Here are six key points you need to consider and understand when using your Self-Directed IRA to invest in multi-family properties.
- Understand the Self-Directed IRA Rules
The IRS permits Self-Directed IRAs to hold a virtually unlimited variety of investments, including direct investments in real estate. However, these investments are governed by strict rules to maintain the tax advantages that IRAs offer. Neither you nor any “disqualified persons,” – typically immediate family members, can directly benefit from the property. This means you can’t live in, manage, or even repair the property yourself. Income generated from the property must be returned to the Self-Directed IRA, and expenses related to the property must be paid directly from the SDIRA.
- Consider Financing Options
If your Self-Directed IRA doesn’t have enough funds to buy a property outright, you might consider leveraging your SDIRA using a non-recourse loan. However, such a strategy introduces complexities. Firstly, leveraging could trigger Unrelated Business Income Tax (UBIT) on income derived from the financed portion of the property. Secondly, the lender can only use the property as collateral and can’t pursue the IRA itself or the IRA owner’s personal assets in case of default. Not many banks and lenders offer non-recourse loans structured for IRAs, but Vantage has a resource list with a list of non-recourse lenders who do. If this is an option you want to consider, contact us and we can share our resource list with you.

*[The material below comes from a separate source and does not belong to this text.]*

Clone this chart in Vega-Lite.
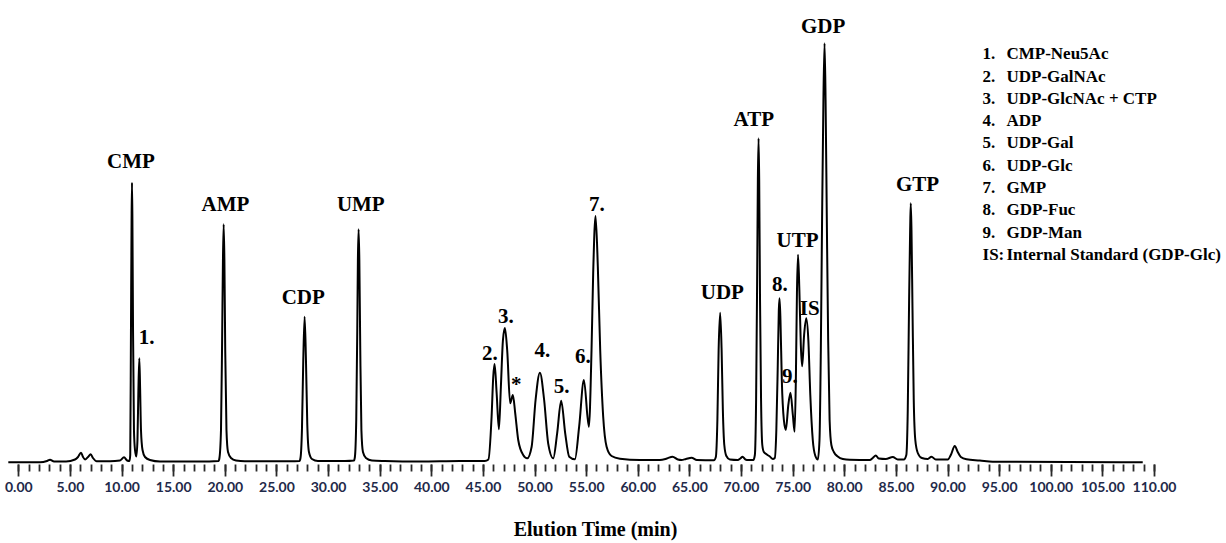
{
  "$schema": "https://vega.github.io/schema/vega-lite/v6.json",
  "width": 1146,
  "height": 464,
  "autosize": "none",
  "padding": {"left": 8, "top": 0, "right": 72, "bottom": 79},
  "background": "white",
  "config": {"view": {"stroke": null}},
  "datasets": {
    "trace": [
      {"time": -0.97, "signal": 1.7}, {"time": 2.10, "signal": 1.7}, {"time": 2.78, "signal": 3}, {"time": 3.07, "signal": 4.2},
      {"time": 3.46, "signal": 2.5}, {"time": 4.62, "signal": 2.5}, {"time": 5.49, "signal": 4.5}, {"time": 5.78, "signal": 7},
      {"time": 6.07, "signal": 11.3}, {"time": 6.27, "signal": 7}, {"time": 6.46, "signal": 4.5}, {"time": 6.75, "signal": 7},
      {"time": 7.01, "signal": 9.7}, {"time": 7.23, "signal": 6}, {"time": 7.59, "signal": 2.7}, {"time": 8.88, "signal": 2.7},
      {"time": 9.85, "signal": 3.5}, {"time": 10.24, "signal": 6.7}, {"time": 10.53, "signal": 3.5}, {"time": 10.77, "signal": 3},
      {"time": 10.84, "signal": 9}, {"time": 10.91, "signal": 134}, {"time": 10.97, "signal": 244}, {"time": 11.01, "signal": 281.3},
      {"time": 11.05, "signal": 244}, {"time": 11.11, "signal": 134}, {"time": 11.20, "signal": 34}, {"time": 11.30, "signal": 14},
      {"time": 11.43, "signal": 7.5}, {"time": 11.54, "signal": 24}, {"time": 11.63, "signal": 74}, {"time": 11.72, "signal": 105.7},
      {"time": 11.80, "signal": 74}, {"time": 11.88, "signal": 34}, {"time": 12.03, "signal": 14}, {"time": 12.27, "signal": 7},
      {"time": 12.75, "signal": 4}, {"time": 13.72, "signal": 2.5}, {"time": 17.59, "signal": 2.5}, {"time": 19.39, "signal": 3},
      {"time": 19.48, "signal": 6}, {"time": 19.63, "signal": 34}, {"time": 19.74, "signal": 124}, {"time": 19.82, "signal": 204},
      {"time": 19.89, "signal": 239.7}, {"time": 19.96, "signal": 204}, {"time": 20.04, "signal": 114}, {"time": 20.16, "signal": 34},
      {"time": 20.31, "signal": 12}, {"time": 20.60, "signal": 6}, {"time": 21.08, "signal": 3.5}, {"time": 21.95, "signal": 2.7},
      {"time": 26.31, "signal": 2.7}, {"time": 27.23, "signal": 3}, {"time": 27.33, "signal": 6}, {"time": 27.47, "signal": 34},
      {"time": 27.60, "signal": 104}, {"time": 27.73, "signal": 147.3}, {"time": 27.86, "signal": 104}, {"time": 27.99, "signal": 39},
      {"time": 28.15, "signal": 12}, {"time": 28.44, "signal": 5}, {"time": 29.02, "signal": 3}, {"time": 31.64, "signal": 3},
      {"time": 32.51, "signal": 3.5}, {"time": 32.60, "signal": 7}, {"time": 32.73, "signal": 44}, {"time": 32.83, "signal": 134},
      {"time": 32.89, "signal": 204}, {"time": 32.96, "signal": 234.7}, {"time": 33.03, "signal": 204}, {"time": 33.12, "signal": 114},
      {"time": 33.23, "signal": 34}, {"time": 33.38, "signal": 12}, {"time": 33.67, "signal": 6}, {"time": 34.25, "signal": 3.5},
      {"time": 35.51, "signal": 3}, {"time": 38.90, "signal": 2.5}, {"time": 42.77, "signal": 3}, {"time": 45.19, "signal": 3},
      {"time": 45.53, "signal": 4.5}, {"time": 45.84, "signal": 47.3}, {"time": 46.00, "signal": 87.3}, {"time": 46.13, "signal": 100},
      {"time": 46.33, "signal": 70.7}, {"time": 46.55, "signal": 34.7}, {"time": 46.74, "signal": 77.3}, {"time": 46.94, "signal": 124},
      {"time": 47.13, "signal": 136}, {"time": 47.35, "signal": 114}, {"time": 47.64, "signal": 60.7}, {"time": 47.90, "signal": 69},
      {"time": 48.13, "signal": 50.7}, {"time": 48.42, "signal": 24}, {"time": 48.90, "signal": 9}, {"time": 49.29, "signal": 5.7},
      {"time": 49.72, "signal": 17.3}, {"time": 50.10, "signal": 64}, {"time": 50.52, "signal": 91.3}, {"time": 50.93, "signal": 64},
      {"time": 51.32, "signal": 20.7}, {"time": 51.81, "signal": 5.7}, {"time": 52.19, "signal": 30.7}, {"time": 52.58, "signal": 63.3},
      {"time": 52.97, "signal": 30.7}, {"time": 53.36, "signal": 7.3}, {"time": 53.91, "signal": 4.7}, {"time": 54.32, "signal": 37.3},
      {"time": 54.78, "signal": 84}, {"time": 55.26, "signal": 37.3}, {"time": 55.52, "signal": 114}, {"time": 55.68, "signal": 190.7},
      {"time": 55.91, "signal": 248}, {"time": 56.13, "signal": 197.3}, {"time": 56.36, "signal": 114}, {"time": 56.65, "signal": 47.3},
      {"time": 56.98, "signal": 17.3}, {"time": 57.46, "signal": 8}, {"time": 58.27, "signal": 5.3}, {"time": 60.20, "signal": 4},
      {"time": 62.14, "signal": 4}, {"time": 62.82, "signal": 5.5}, {"time": 63.37, "signal": 7.3}, {"time": 63.88, "signal": 4.5},
      {"time": 64.24, "signal": 4}, {"time": 64.66, "signal": 5}, {"time": 65.21, "signal": 6.3}, {"time": 65.72, "signal": 4},
      {"time": 67.37, "signal": 3.7}, {"time": 67.56, "signal": 7}, {"time": 67.71, "signal": 44}, {"time": 67.83, "signal": 114},
      {"time": 67.98, "signal": 151.3}, {"time": 68.12, "signal": 114}, {"time": 68.24, "signal": 54}, {"time": 68.38, "signal": 19},
      {"time": 68.58, "signal": 8}, {"time": 68.92, "signal": 4.5}, {"time": 69.69, "signal": 4}, {"time": 69.93, "signal": 5.5},
      {"time": 70.15, "signal": 7.3}, {"time": 70.37, "signal": 5}, {"time": 70.56, "signal": 4}, {"time": 71.19, "signal": 4},
      {"time": 71.34, "signal": 9}, {"time": 71.46, "signal": 64}, {"time": 71.56, "signal": 184}, {"time": 71.63, "signal": 284},
      {"time": 71.70, "signal": 325.7}, {"time": 71.76, "signal": 284}, {"time": 71.84, "signal": 164}, {"time": 71.94, "signal": 64},
      {"time": 72.06, "signal": 19}, {"time": 72.21, "signal": 12}, {"time": 72.50, "signal": 9.5}, {"time": 72.79, "signal": 7.5},
      {"time": 73.08, "signal": 5}, {"time": 73.27, "signal": 6}, {"time": 73.42, "signal": 34}, {"time": 73.55, "signal": 94},
      {"time": 73.66, "signal": 154}, {"time": 73.73, "signal": 165.7}, {"time": 73.82, "signal": 144}, {"time": 73.95, "signal": 84},
      {"time": 74.15, "signal": 44}, {"time": 74.34, "signal": 34}, {"time": 74.58, "signal": 59}, {"time": 74.79, "signal": 71.3},
      {"time": 75.02, "signal": 49}, {"time": 75.19, "signal": 32.3}, {"time": 75.31, "signal": 84}, {"time": 75.42, "signal": 174},
      {"time": 75.52, "signal": 209.3}, {"time": 75.65, "signal": 174}, {"time": 75.79, "signal": 119}, {"time": 75.92, "signal": 97.7},
      {"time": 76.11, "signal": 129}, {"time": 76.32, "signal": 145.7}, {"time": 76.52, "signal": 124}, {"time": 76.71, "signal": 69},
      {"time": 76.95, "signal": 24}, {"time": 77.20, "signal": 8}, {"time": 77.44, "signal": 4.5}, {"time": 77.60, "signal": 24},
      {"time": 77.73, "signal": 114}, {"time": 77.85, "signal": 244}, {"time": 77.98, "signal": 364}, {"time": 78.09, "signal": 420.7},
      {"time": 78.19, "signal": 364}, {"time": 78.31, "signal": 244}, {"time": 78.44, "signal": 124}, {"time": 78.58, "signal": 44},
      {"time": 78.75, "signal": 19}, {"time": 78.99, "signal": 12}, {"time": 79.37, "signal": 7.5}, {"time": 79.86, "signal": 5},
      {"time": 80.54, "signal": 4.2}, {"time": 82.47, "signal": 4}, {"time": 82.76, "signal": 6}, {"time": 83.05, "signal": 8.5},
      {"time": 83.34, "signal": 5.5}, {"time": 84.02, "signal": 5}, {"time": 84.70, "signal": 7}, {"time": 85.18, "signal": 4.5},
      {"time": 85.77, "signal": 4.5}, {"time": 86.01, "signal": 9}, {"time": 86.15, "signal": 54}, {"time": 86.28, "signal": 164},
      {"time": 86.38, "signal": 234}, {"time": 86.44, "signal": 260.7}, {"time": 86.51, "signal": 234}, {"time": 86.61, "signal": 154},
      {"time": 86.73, "signal": 64}, {"time": 86.88, "signal": 24}, {"time": 87.12, "signal": 11}, {"time": 87.51, "signal": 6},
      {"time": 88.09, "signal": 5}, {"time": 88.45, "signal": 7.3}, {"time": 88.86, "signal": 4.5}, {"time": 90.03, "signal": 4.5},
      {"time": 90.32, "signal": 9}, {"time": 90.70, "signal": 18}, {"time": 90.99, "signal": 12}, {"time": 91.29, "signal": 7},
      {"time": 91.84, "signal": 4.7}, {"time": 93.13, "signal": 3.5}, {"time": 94.38, "signal": 2.3}, {"time": 108.91, "signal": 1.7}
    ],
    "peaks": [
      {"label": "CMP", "time": 10.91, "signal": 295.7},
      {"label": "1.", "time": 12.43, "signal": 120},
      {"label": "AMP", "time": 20.06, "signal": 253.3},
      {"label": "CDP", "time": 27.60, "signal": 160},
      {"label": "UMP", "time": 33.17, "signal": 253.3},
      {"label": "2.", "time": 45.68, "signal": 104},
      {"label": "3.", "time": 47.23, "signal": 141},
      {"label": "*", "time": 48.24, "signal": 73},
      {"label": "4.", "time": 50.76, "signal": 107.3},
      {"label": "5.", "time": 52.62, "signal": 71},
      {"label": "6.", "time": 54.68, "signal": 101},
      {"label": "7.", "time": 56.04, "signal": 253},
      {"label": "UDP", "time": 68.19, "signal": 164.7},
      {"label": "ATP", "time": 71.24, "signal": 338.3},
      {"label": "8.", "time": 73.76, "signal": 173.3},
      {"label": "UTP", "time": 75.48, "signal": 217.3},
      {"label": "IS", "time": 76.66, "signal": 149},
      {"label": "9.", "time": 74.73, "signal": 80.7},
      {"label": "GDP", "time": 77.95, "signal": 430.7},
      {"label": "GTP", "time": 87.10, "signal": 273.3}
    ],
    "key": [
      {"rank": 1, "num": "1.", "name": "CMP-Neu5Ac"},
      {"rank": 2, "num": "2.", "name": "UDP-GalNAc"},
      {"rank": 3, "num": "3.", "name": "UDP-GlcNAc + CTP"},
      {"rank": 4, "num": "4.", "name": "ADP"},
      {"rank": 5, "num": "5.", "name": "UDP-Gal"},
      {"rank": 6, "num": "6.", "name": "UDP-Glc"},
      {"rank": 7, "num": "7.", "name": "GMP"},
      {"rank": 8, "num": "8.", "name": "GDP-Fuc"},
      {"rank": 9, "num": "9.", "name": "GDP-Man"},
      {"rank": 10, "num": "IS:", "name": "Internal Standard (GDP-Glc)"}
    ]
  },
  "resolve": {"scale": {"y": "independent"}, "axis": {"x": "independent"}},
  "layer": [
    {
      "data": {"name": "trace"},
      "mark": {"type": "line", "color": "black", "strokeWidth": 2, "interpolate": "monotone"},
      "encoding": {
        "x": {
          "field": "time", "type": "quantitative",
          "scale": {"domain": [-1, 110], "nice": false, "zero": false},
          "axis": {
            "orient": "bottom",
            "title": "Elution Time (min)",
            "values": [0, 5, 10, 15, 20, 25, 30, 35, 40, 45, 50, 55, 60, 65, 70, 75, 80, 85, 90, 95, 100, 105, 110],
            "format": ".2f",
            "domain": false, "grid": false,
            "tickSize": 12, "tickWidth": 1.8, "tickColor": "#2a2a2a",
            "labelFont": "Lato", "labelFontSize": 14, "labelFontWeight": "bold", "labelColor": "#1f2a4a",
            "labelPadding": 4, "labelFlush": false, "labelOverlap": false,
            "titleFont": "Liberation Serif", "titleFontSize": 20, "titleFontWeight": "bold", "titleColor": "black",
            "titleX": 587, "titleY": 71, "titleBaseline": "alphabetic", "titleAlign": "center"
          }
        },
        "y": {
          "field": "signal", "type": "quantitative",
          "scale": {"domain": [0, 464], "nice": false, "zero": true},
          "axis": null
        }
      }
    },
    {
      "data": {"name": "peaks"},
      "mark": {"type": "text", "font": "Liberation Serif", "fontSize": 21, "fontWeight": "bold", "color": "black", "align": "center", "baseline": "alphabetic"},
      "encoding": {
        "x": {
          "field": "time", "type": "quantitative",
          "scale": {"domain": [-1, 110], "nice": false, "zero": false},
          "axis": {
            "orient": "bottom",
            "title": null,
            "values": [0,1,2,3,4,5,6,7,8,9,10,11,12,13,14,15,16,17,18,19,20,21,22,23,24,25,26,27,28,29,30,31,32,33,34,35,36,37,38,39,40,41,42,43,44,45,46,47,48,49,50,51,52,53,54,55,56,57,58,59,60,61,62,63,64,65,66,67,68,69,70,71,72,73,74,75,76,77,78,79,80,81,82,83,84,85,86,87,88,89,90,91,92,93,94,95,96,97,98,99,100,101,102,103,104,105,106,107,108,109,110],
            "labels": false, "domain": false, "grid": false,
            "tickSize": 7, "tickWidth": 1.8, "tickColor": "#2a2a2a"
          }
        },
        "y": {
          "field": "signal", "type": "quantitative",
          "scale": {"domain": [0, 464], "nice": false, "zero": true},
          "axis": null
        },
        "text": {"field": "label"}
      }
    },
    {
      "data": {"name": "key"},
      "mark": {"type": "text", "font": "Liberation Serif", "fontSize": 17, "fontWeight": "bold", "color": "black", "align": "left", "baseline": "alphabetic"},
      "encoding": {
        "x": {"datum": 93.39, "type": "quantitative", "scale": {"domain": [-1, 110], "nice": false, "zero": false}, "axis": null},
        "y": {"field": "rank", "type": "quantitative", "scale": {"domain": [-1.659, 19.148], "reverse": true, "nice": false, "zero": false}, "axis": null},
        "text": {"field": "num"}
      }
    },
    {
      "data": {"name": "key"},
      "mark": {"type": "text", "font": "Liberation Serif", "fontSize": 17, "fontWeight": "bold", "color": "black", "align": "left", "baseline": "alphabetic"},
      "encoding": {
        "x": {"datum": 95.71, "type": "quantitative", "scale": {"domain": [-1, 110], "nice": false, "zero": false}, "axis": null},
        "y": {"field": "rank", "type": "quantitative", "scale": {"domain": [-1.659, 19.148], "reverse": true, "nice": false, "zero": false}, "axis": null},
        "text": {"field": "name"}
      }
    }
  ]
}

- Conduct a Thorough Investment Analysis
Investing in multi-family properties demands careful analysis of various factors. These include the location of the property, market conditions, potential rental income, property management costs, operating expenses, and prospective repair costs. A thorough investment analysis is critical to provide a realistic projection of the property’s potential return and guide your decision-making process. Many of our clients are experienced multi-family real estate investors and can conduct their own investment analysis, but some aren’t. If you are then great, you will love having the ability to make multi-family investments on a tax-favored basis using your Self-Directed IRA. If you aren’t, it will be important to work with experienced real estate investment professionals that can conduct the adequate due diligence and analysis necessary to make an informed investment decision. I was recently invited to speak at the AZREIA Multi-Family Sub-group on Self-Directed IRAs and found it to be a great way to increase your knowledge about multi-family property investing strategies and network with other investors that share your investment appetite in this real estate category.
- Property Management is Crucial
As direct management by you or any disqualified person is prohibited by the IRA rules, you’ll need to hire a third-party property management company to handle the property’s operations, including maintenance, rent collection, and tenant relations. Therefore, the costs associated with property management should be factored into your investment analysis.
- Plan for Required Minimum Distributions (RMDs)
Once you reach the age of seventy-three, IRS rules mandate that you begin taking required minimum distributions from your IRA. If a substantial portion of your SDIRA’s value is tied up in real estate holdings, you might face challenges in meeting these RMDs, as real estate isn’t as quickly liquidated as other assets like stocks or bonds. Maintaining a diversified portfolio can help avoid liquidity issues in the future.
- Seek Professional Guidance
Considering the intricacies of using a Self-Directed IRA for multi-family real estate investments, it’s often beneficial to seek professional guidance. This could come from tax professionals, legal advisors, or experienced real estate professionals who can help navigate the complex IRS regulations and the real estate market. Just because the account is called a “Self-Directed” IRA doesn’t mean you must go at the SDIRA investing process alone. There are many private fund companies investing in multi-family real estate strategies you can choose to invest with on a more passive basis as well.
In summary, using a Self-Directed IRA to invest in multi-family properties can be a lucrative strategy when handled correctly. However, this requires careful planning, a thorough understanding of the IRA rules and regulations, proper investment analysis, and possibly professional advice to ensure a successful and compliant SDIRA investment journey.